Separately, a teenage asylum seeker in Sweden was charged with murder Tuesday for stabbing to death a worker at a refugee center in Molndal near Gothenburg, according to Swedish media. The TT news agency said the attacker was 15. His nationality was not disclosed.
The 22-year-old female victim, whose family was originally from Lebanon, was taken to a hospital where she died following Monday’s incident.
Nearly 163,000 people sought asylum in Sweden in 2015, the highest per capita in Europe.
Morgan Johansson, Sweden's migration minister, told USA TODAY on the sidelines of the World Economic Forum's annual meeting in Davos, Switzerland, last week that his country was concentrating on making sure that "good conditions for integration" existed for the refugees it has already taken in.

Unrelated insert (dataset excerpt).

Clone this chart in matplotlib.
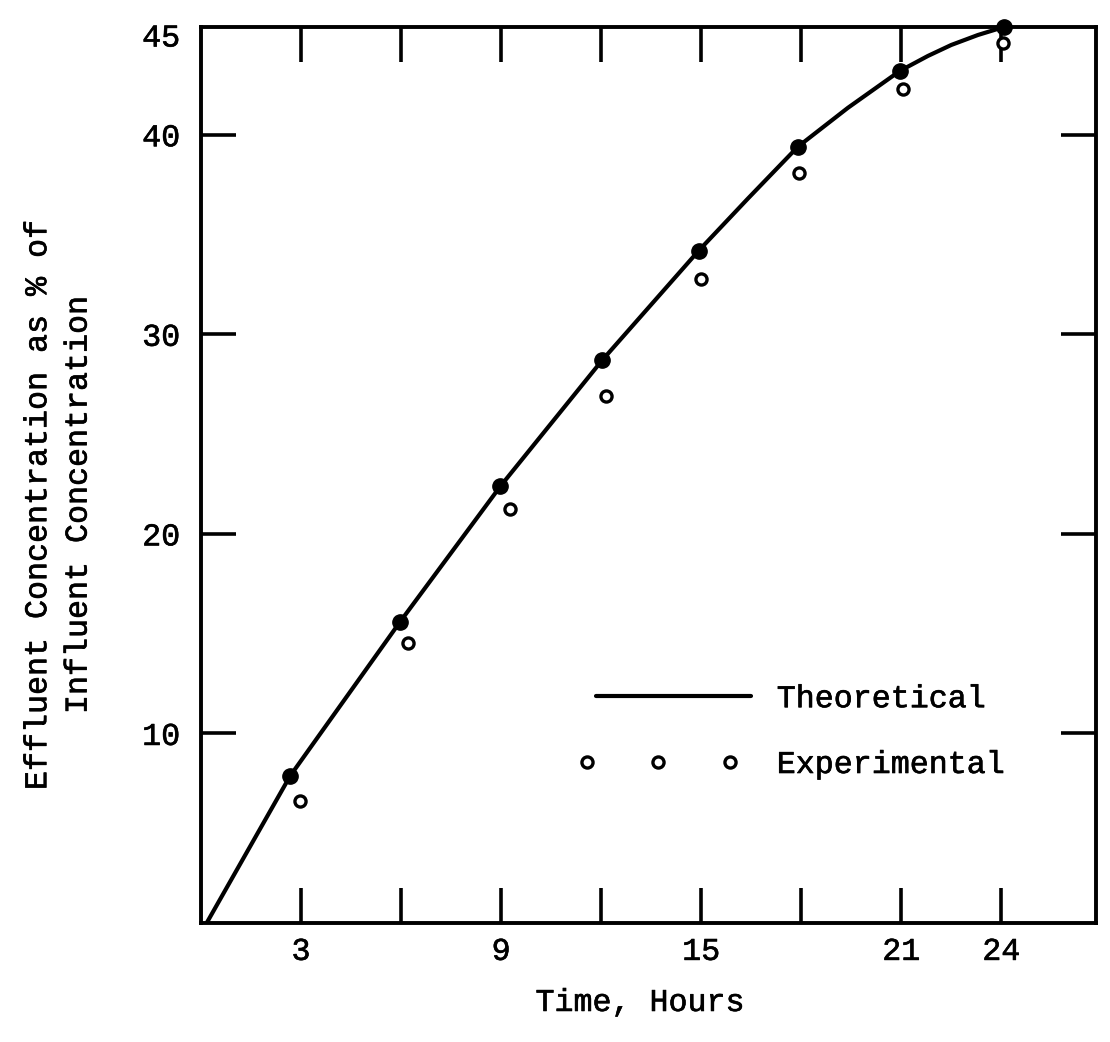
import matplotlib
matplotlib.use("Agg")
import numpy as np
import matplotlib.pyplot as plt
import matplotlib.patheffects as pe
from matplotlib.legend_handler import HandlerLine2D

# ---- data ----
theory_x = [2.67, 5.96, 8.98, 12.03, 14.93, 17.9, 20.96, 24.08]
theory_y = [7.86, 15.57, 22.39, 28.7, 34.2, 39.4, 43.2, 45.4]

curve_x = [0, 2.67, 5.96, 8.98, 12.03, 14.93, 16.4, 17.9, 19.4, 20.96, 21.8, 22.5, 23.3, 24.08]
curve_y = [0, 7.86, 15.57, 22.39, 28.7, 34.2, 36.8, 39.4, 41.35, 43.2, 43.95, 44.5, 45.0, 45.4]

exp_x = [2.97, 6.2, 9.26, 12.15, 15.0, 17.92, 21.06, 24.06]
exp_y = [6.61, 14.53, 21.25, 26.9, 32.77, 38.08, 42.3, 44.6]

x_ticks = [3, 6, 9, 12, 15, 18, 21, 24]
x_ticklabels = ["3", "", "9", "", "15", "", "21", "24"]
y_ticks = [10, 20, 30, 40, 45]
y_ticklabels = ["10", "20", "30", "40", "45"]

x_label = "Time, Hours"
y_label = "Effluent Concentration as % of\nInfluent Concentration"
legend_labels = ["Theoretical", "Experimental"]

FONT = ["Liberation Mono", "DejaVu Sans Mono"]
FS = 22.8
plt.rcParams["font.family"] = FONT
INK = [pe.withStroke(linewidth=0.45, foreground="black")]


class SpacedMarkers(HandlerLine2D):
    """Legend handler placing three sample markers across the left part of the handle."""
    def get_xdata(self, legend, xdescent, ydescent, width, height, fontsize):
        xdata = -xdescent + width * np.array([0.0, 0.41, 0.82])
        return xdata, xdata


fig = plt.figure(figsize=(11.10, 10.42), dpi=100)
W, H = 1110, 1042
left, right, top, bottom = 201, 1096, 27, 923
ax = fig.add_axes([left / W, 1 - bottom / H, (right - left) / W, (bottom - top) / H])

line, = ax.plot(curve_x, curve_y, color="black", lw=3.0, solid_capstyle="round",
                solid_joinstyle="round", zorder=3)
ax.plot(theory_x, theory_y, linestyle="none", marker="o", markersize=11,
        color="black", clip_on=False, zorder=4)
exp, = ax.plot(exp_x, exp_y, linestyle="none", marker="o", markersize=8,
               markerfacecolor="white", markeredgecolor="black",
               markeredgewidth=2.4, clip_on=False, zorder=4)

ax.set_xlim(0, 26.84)
ax.set_ylim(0.5, 45.4)

ax.set_xticks(x_ticks)
ax.set_xticklabels(x_ticklabels, fontsize=FS)
ax.set_yticks(y_ticks)
ax.set_yticklabels(y_ticklabels, fontsize=FS)

ax.tick_params(axis="both", direction="in", length=25, width=2.6,
               top=True, right=True, color="black")
ax.tick_params(axis="x", pad=10)
ax.tick_params(axis="y", pad=15)
t45 = ax.yaxis.get_major_ticks()[-1]
t45.tick1line.set_visible(False)
t45.tick2line.set_visible(False)

for s in ax.spines.values():
    s.set_linewidth(2.8)
    s.set_color("black")

ax.set_xlabel(x_label, fontsize=FS)
ax.xaxis.set_label_coords(0.4905, -0.0725)
ax.set_ylabel(y_label, fontsize=FS, linespacing=1.45, multialignment="center")
ax.yaxis.set_label_coords(-0.12, 0.4665)

leg = ax.legend([line, exp], legend_labels, loc="upper left",
                bbox_to_anchor=(0.431, 0.2665), frameon=False, fontsize=FS,
                handlelength=5.5, handletextpad=0.5, numpoints=3,
                labelspacing=1.13, borderpad=0, borderaxespad=0,
                handler_map={exp: SpacedMarkers()})

for t in (ax.get_xticklabels() + ax.get_yticklabels() + leg.get_texts()
          + [ax.xaxis.label, ax.yaxis.label]):
    t.set_path_effects(INK)

fig.savefig("out.png", dpi=100)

He said Sweden was off to a "good start" this year and was building houses and thinking about how to get newcomers educated.
"Europe as a continent can't hide from the world," he said.
New figures released Tuesday by UNICEF, the United Nations' agency for children's rights, survival and development, revealed that 4.3 million Syrians, or almost one-fifth of the country's population, has now fled the country as the conflict there approaches its sixth year. That's equivalent to the populations of London and Manchester being forced to leave the United Kingdom, UNICEF said.
UNICEF appealed for $1.16 billion to help fund the humanitarian response in Syria this year. It estimated that one-third of children under age 5 in Syria have not been immunized, and close to one-third of all schools have been damaged or destroyed.
"Syria remains one of the most dangerous places in the world to be a child. Millions of children have lost family, homes and loved ones. Every day children face unspeakable violence, a lack of food and clean water, education and an increased risk of falling prey to disease, malnutrition and exploitation," UNICEF said.